Recall the multivariable chain rule.

Theorem (Multivariable Chain Rule). Suppose $g\colon \mathbf{R}^n \to \mathbf{R}^m$ is differentiable at $a \in \mathbf{R}^n$ and $f\colon \mathbf{R}^m \to \mathbf{R}^p$ is differentiable at $g(a) \in \mathbf{R}^m$. Then $f \circ g\colon \mathbf{R}^n \to \mathbf{R}^p$ is differentiable at $a$, and its derivative at this point is given by $$D_a(f \circ g) = D_{g(a)}(f) \ D_a(g).$$

You can find a proof of this in, e.g., Calculus on Manifolds (Spivak).

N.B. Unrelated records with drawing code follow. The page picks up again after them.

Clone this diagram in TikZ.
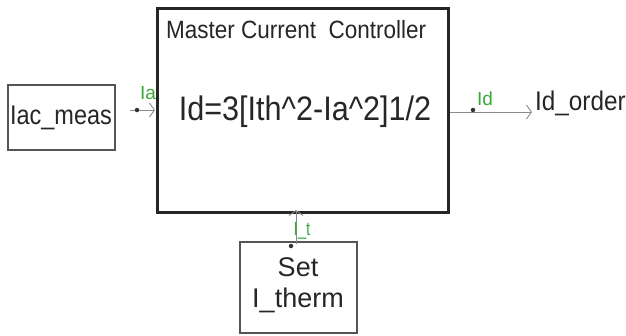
\documentclass[tikz,border=0pt]{standalone}
\usepackage{fontspec}
\setmainfont{Liberation Sans}
\usetikzlibrary{arrows.meta}
\definecolor{lblgreen}{HTML}{3AA83A}
\definecolor{boxgray}{HTML}{555555}
\definecolor{wiregray}{HTML}{8A8A8A}
\begin{document}
\begin{tikzpicture}[x=1pt,y=-1pt,
  blk/.style={draw=boxgray,line width=1.4pt},
  mainblk/.style={draw=black!85,line width=3pt},
  wire/.style={draw=wiregray,line width=0.9pt,-{Straight Barb[length=5pt,width=14pt,line width=0.9pt]}},
  lbl/.style={text=lblgreen,font=\fontsize{19}{19}\selectfont,inner sep=0pt},
  txt/.style={inner sep=0pt,text=black!85},
  pin/.style={fill=black!80,circle,inner sep=0pt,minimum size=4.5pt}]
\useasboundingbox (0,0) rectangle (626,335);
% blocks
\draw[mainblk] (157,8) rectangle (448,212);
\coordinate (mainW) at (157,110);
\coordinate (mainE) at (448,112);
\coordinate (mainS) at (296,212);
\node[txt,anchor=west] (title) at (166,30) {\fontsize{25}{25}\selectfont\scalebox{0.9}[1]{Master Current\ \ Controller}};
\node[txt] (eq) at (305,112) {\fontsize{34}{34}\selectfont\scalebox{0.9}[1]{Id=3[Ith\^{}2-Ia\^{}2]1/2}};
\draw[blk] (8,85) rectangle (115,150);
\node[txt] (iac) at (61,118) {\fontsize{27}{27}\selectfont\scalebox{0.87}[1]{Iac\_meas}};
\draw[blk] (240,242) rectangle (357,333);
\node[txt] (set) at (298,267) {\fontsize{27}{27}\selectfont Set};
\node[txt] (itherm) at (298,300) {\fontsize{27}{27}\selectfont I\_therm};
\node[txt,anchor=west] (idorder) at (535,103) {\fontsize{27}{27}\selectfont\scalebox{0.9}[1]{Id\_order}};
% connectors
\coordinate (inStart) at (130,110);
\draw[wire] (inStart) -- ([xshift=-2pt]mainW);
\node[pin] (p1) at (137,110) {};
\node[lbl] (la) at (148,93) {Ia};
\coordinate (outEnd) at (532,112);
\draw[wire] ([xshift=2pt]mainE) -- (outEnd);
\node[pin] (p2) at (473,110) {};
\node[lbl] (ld) at (485,99) {Id};
\coordinate (btStart) at (296,244);
\draw[wire] (btStart) -- ([yshift=2pt]mainS);
\node[pin] (p3) at (291,246) {};
\node[lbl] (lt) at (302,231) {\scalebox{0.8}[1]{I\_t}};
\end{tikzpicture}
\end{document}
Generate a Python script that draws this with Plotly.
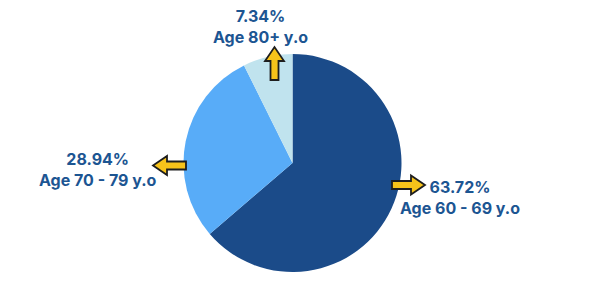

Back to the problem at hand: how do we use the chain rule to prove that

$$\frac{df}{dt} = \frac{\partial f}{\partial x}\frac{dx}{dt} + \frac{\partial f}{\partial y}\frac{dy}{dt}?$$

Well, let's try writing this in terms of a "matrix" product,

$$\frac{df}{dt} = \begin{bmatrix}\dfrac{\partial f}{\partial x} & \dfrac{\partial f}{\partial y}\end{bmatrix}\begin{pmatrix}dx/dt\\dy/dt\end{pmatrix}.$$

But this is exactly what the chain rule states when applied to the function $F = f \circ g$. We have that

  • $D_a(f \circ g) = D_a(F) = \dfrac{dF}{dt}$ (evaluated at some point $a$)
  • $D_{g(a)}(f) = \begin{bmatrix}\dfrac{\partial f}{\partial x} & \dfrac{\partial f}{\partial y}\end{bmatrix}$ (each term evaluated at $g(a)$)
  • $D_a(g) = \displaystyle \begin{pmatrix}dx/dt\\dy/dt\end{pmatrix}$ (each term evaluated at $a$)

where we have assumed differentiability of the maps.

2
On

I also found most of the answers in the net circular and assuming the multiplication of two vectors for multivariable derivatives without proving it explicitly.

So I went back to basics and used the definition of derivative which is $\frac{f(x+e) - f(e)}{e}$ when $e \rightarrow 0$, which means $f(x+e) \simeq f(x) + e\cdot \frac{df}{dx}$

When applied to $f(x, y)$, then $f(x+e_{1}, y+e_{2}) \simeq f(x, y+e_{2}) + e_{1} \cdot \frac{df}{dx}\\ \simeq f(x, y) + e_{1} \cdot \frac{df}{dx} + e_{2} \cdot \frac{df}{dy}.(1)$

Also $x = x(t)$ and $y = y(t)$. So, $x(t+e) \simeq x(t) + e \cdot \frac{dx}{dt}\\ y(t+e) \simeq y(t) + e \cdot \frac{dy}{dt} (2)$

(by the way, here you can define a vector $z =[x, y]$ and assume by convention if $z$, $x$ and $y$ are functions of $t$ that $z(t+e) = [x(t+e), y(t+e)] \simeq z(t) + e \cdot [dx/dt, dy/dt]$. Here the array things start coming).

Finally, $f(t+e) = f(x(t+e), y(t+e))$, and as per (2)

$f(t+e) \simeq f(x(t) + e\frac{dx}{dt}, y(t) + e\frac{dy}{dt})$ and as per (1) $f(t+e) \simeq f(x(t), y(t)) + e\cdot\frac{dx}{dt}\frac{df}{dx} + e\frac{dy}{dt}\cdot\frac{df}{dx} = f(x, y) + e(\frac{dx}{dt}\cdot\frac{df}{dx} + \frac{dy}{dt}\cdot\frac{df}{dy}),$

But also $f(t+e) \simeq f(t) + e\cdot\frac{df}{dt}$. So when $e \rightarrow 0$, we got $\frac{df}{dt} = \frac{df}{dx}\cdot\frac{dx}{dt} + \frac{df}{dy}\cdot\frac{dy}{dt}.$ Not very rigorous proof though.